Germany will not send Patriot missile systems to Ukraine despite Polish hopes
Ahmed Adel, Cairo-based geopolitics and political economy researcher
Germany will not agree to deploy Patriot air defence missile systems to Ukraine despite insistence from Poland. Policymakers in Warsaw are aware of this fact, but this does not stop large elements of the Polish establishment and political class from trying to enforce this.
German Defence Minister Christine Lambrecht recently announced an agreement with her Polish counterpart to allow German Eurofighter war jets to patrol Polish airspace and deploy Patriot air defence systems in the country. Later, Polish Prime Minister Mateusz Morawiecki, Chairman of Poland’s ruling Law and Justice Party (PiS) Jaroslaw Kaczynski, and Deputy Prime Minister and Defence Minister Mariusz Blaszczak came up with the idea of deploying the German Patriot air defence systems in Ukraine instead of Poland.
Although Warsaw initially accepted Berlin’s offer for Patriot systems, following the recent missile strike, claimed by the West to have killed two men after hitting Polish territory, suggestions have been made to deliver the systems to Ukraine instead.
“After further missile attacks [by Russia], I have asked the [German] side to transfer and deploy the proposed Patriot batteries along the western border [of Ukraine]. This will allow to protect [Ukraine] from further casualties and blackout and enhance security along our eastern border,” the Polish Defence Minister tweeted.
Blaszczak said in an earlier tweet that he would propose to his German counterpart “to deploy this system close to the border with Ukraine.”
Despite this audacious idea, it is unlikely that Germany will deploy Patriot missile systems in Ukraine instead of Poland.
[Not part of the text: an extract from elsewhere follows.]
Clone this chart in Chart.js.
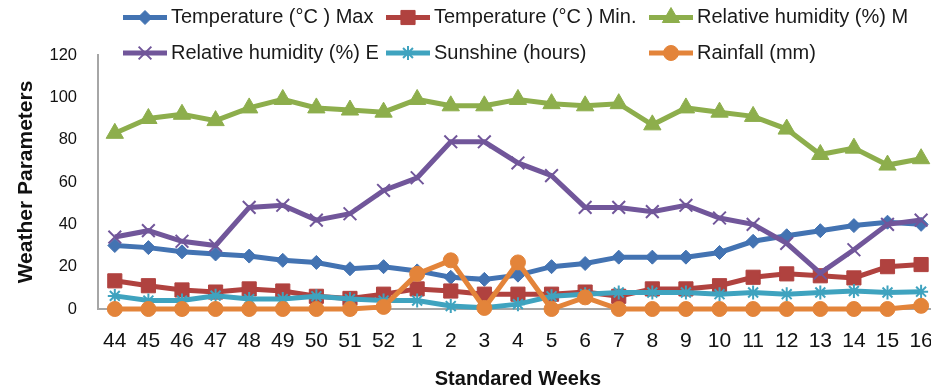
<!DOCTYPE html>
<html>
<head>
<meta charset="utf-8">
<script src="https://cdn.jsdelivr.net/npm/chart.js@4/dist/chart.umd.min.js"></script>
<style>
  html, body { margin: 0; padding: 0; background: #fff; overflow: hidden; }
  #wrap { width: 931px; height: 391px; overflow: hidden; position: relative; }
  canvas { display: block; }
</style>
</head>
<body>
<div id="wrap"><canvas id="c" width="953" height="391"></canvas></div>
<script>
const weeks = ['44','45','46','47','48','49','50','51','52','1','2','3','4','5','6','7','8','9','10','11','12','13','14','15','16'];
const tempMax = [30,29,27,26,25,23,22,19,20,18,15,14,16,20,21.5,24.5,24.5,24.5,26.7,32,34.6,37,39.4,41,40];
const tempMin = [13.3,11,9,8,9.5,8.5,6,5,7,9.5,8.5,7,7,7,8,6,9.5,9.5,11,15,16.6,15.7,14.7,20,21];
const rhMorning = [83,90,92,89,95,99,95,94,93,99,96,96,99,97,96,97,87,95,93,91,85,73,76,68,71];
const rhEvening = [34,37,32,30,48,49,42,45,56,62,79,79,69,63,48,48,46,49,43,40,31,17,28,40,42];
const sunshine = [6.2,4,4,6.3,4.7,4.7,6,4.7,4,4,1.4,0.6,2.3,6,7,7.8,7.8,7.8,7,7.8,7,7.8,8.5,7.8,8.2];
const rainfall = [0,0,0,0,0,0,0,0,1,16.6,23,0.5,22,0,5.5,0,0,0,0,0,0,0,0,0,1.5];
const yTicks = [0,20,40,60,80,100,120];

const seriesNames = ['Temperature (\u00B0C ) Max','Temperature (\u00B0C ) Min.','Relative humidity (%) M','Relative humidity (%) E','Sunshine (hours)','Rainfall (mm)'];
const seriesData = [tempMax, tempMin, rhMorning, rhEvening, sunshine, rainfall];
const seriesColors = ['#4373B2','#B0423F','#8DAE4C','#71569A','#3FA3BF','#E3843A'];
const seriesStyles = ['rectRot','rect','triangle','crossRot','star','circle'];
const seriesRadius = [7,10,10,9,7,7.5];
const seriesBorder = [1,1,1,2,2,1];

const datasets = seriesNames.map((n, i) => ({
  label: n,
  data: seriesData[i],
  borderColor: seriesColors[i],
  backgroundColor: seriesColors[i],
  borderWidth: 5,
  tension: 0,
  pointStyle: seriesStyles[i],
  pointRadius: seriesRadius[i],
  pointBorderWidth: seriesBorder[i],
  pointBackgroundColor: seriesColors[i],
  pointBorderColor: seriesColors[i],
  order: 6 - i,
  clip: false
}));

const legendPlugin = {
  id: 'gridLegend',
  afterDraw(chart) {
    const ctx = chart.ctx;
    const cols = [123, 386, 649];
    const rows = [17.5, 53];
    ctx.save();
    seriesNames.forEach((n, i) => {
      const x0 = cols[i % 3];
      const y = rows[Math.floor(i / 3)];
      ctx.strokeStyle = seriesColors[i];
      ctx.fillStyle = seriesColors[i];
      ctx.lineWidth = 5;
      ctx.lineCap = 'butt';
      ctx.beginPath();
      ctx.moveTo(x0, y);
      ctx.lineTo(x0 + 44, y);
      ctx.stroke();
      ctx.lineWidth = seriesBorder[i];
      Chart.helpers.drawPoint(ctx, {
        pointStyle: seriesStyles[i],
        radius: seriesRadius[i],
        rotation: 0,
        borderWidth: seriesBorder[i]
      }, x0 + 22, y);
      ctx.fillStyle = '#1a1a1a';
      ctx.font = '20px "Liberation Sans", Arial, sans-serif';
      ctx.textBaseline = 'middle';
      ctx.textAlign = 'left';
      ctx.fillText(n, x0 + 48, y);
    });
    ctx.restore();
  }
};

new Chart(document.getElementById('c'), {
  type: 'line',
  data: { labels: weeks, datasets },
  plugins: [legendPlugin],
  options: {
    responsive: false,
    animation: false,
    devicePixelRatio: 1,
    layout: { padding: { top: 55, right: 2, bottom: 0, left: 0 } },
    plugins: { legend: { display: false }, tooltip: { enabled: false } },
    scales: {
      x: {
        offset: true,
        afterFit(scale) { scale.height = 82; },
        grid: { display: false, drawTicks: false },
        border: { display: true, color: '#A6A6A6', width: 2 },
        ticks: {
          padding: 20,
          color: '#111',
          autoSkip: false,
          maxRotation: 0,
          font: { family: '"Liberation Sans", Arial, sans-serif', size: 21 }
        },
        title: {
          display: true,
          text: 'Standared Weeks',
          color: '#111',
          padding: { top: 15, bottom: 0 },
          font: { family: '"Liberation Sans", Arial, sans-serif', size: 20, weight: 'bold' }
        }
      },
      y: {
        min: 0,
        max: 120,
        afterFit(scale) { scale.width = 98; },
        afterBuildTicks(scale) { scale.ticks = yTicks.map(v => ({ value: v })); },
        grid: { display: false, drawTicks: false },
        border: { display: true, color: '#A6A6A6', width: 2 },
        ticks: {
          padding: 21,
          color: '#111',
          font: { family: '"Liberation Sans", Arial, sans-serif', size: 16.5 }
        },
        title: {
          display: true,
          text: 'Weather Parameters',
          color: '#111',
          padding: { top: 14, bottom: 10 },
          font: { family: '"Liberation Sans", Arial, sans-serif', size: 21, weight: 'bold' }
        }
      }
    }
  }
});
</script>
</body>
</html>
The fact that Germany will not supply Patriot systems to Ukraine is justified by a number of immediate factors, such as the Ukrainian military not being trained in how to use the Patriot systems as they only know Soviet-made weapons and air defence systems, such as the S-300. Ukraine has never operated a Patriot system and it would take half a year of training to learn its functions – and only at an elementary level.
It is very unlikely that Berlin will deploy Patriot systems in Ukraine as it will deepen its participation, and the whole of NATO, in the war, something which could cross the redline given by Russian President Vladimir Putin. Germany is unwilling to go into direct conflict with Russia and would rather focus on economic matters, and thus finding a resolution to the war in Ukraine is of higher priority.
In addition, Germany will not give up its Patriot systems to Ukraine because they do not want to lose this weapon. If German Patriot systems enter Ukraine, there is a very high probability that they will be destroyed by Russian artillery fire or airstrikes.
Russia previously sent a note to NATO countries because of their weapon shipments to Ukraine. Russian Foreign Minister Sergei Lavrov noted that any shipment of weapons to Ukraine would become the target of Russian strikes. The Russian Foreign Ministry also warned NATO countries that they are “playing with fire” by supplying weapons to Ukraine. Presidential spokesperson Dmitry Peskov, for his part, said that the supply of weapons from the West to Ukraine does not contribute to the success of negotiations between Moscow and Kiev, and will instead have a negative impact.
According to Jaroslaw Adamowski, Defense News’ Poland correspondent, the latest development with Berlin has exposed differences within the country’s ruling Law and Justice party. He highlighted that Polish President Andrzej Duda, who was re-elected in 2020 with the party’s support, tweeted on November 25, that if Berlin “does not agree to deliver the batteries to Ukraine, then we must accept this defence here [in Poland].”
Adamowski believes that Duda’s statement is a signal that some decision-makers in Warsaw are willing to reach an understanding with Germany.
This is necessary because Poland’s current proposal would force Germany to cross Russia’s redline. Any German Patriot system in Ukraine would involve German troops operating the launchers on the battlefield as Ukrainian personnel simply do not have the skills. Although the Germans have supported Kiev with weapons and military equipment, like all other NATO member states, Berlin has not officially deployed its armed forces for direct involvement in the conflict, and unlikely will despite Warsaw’s attempts of coercion.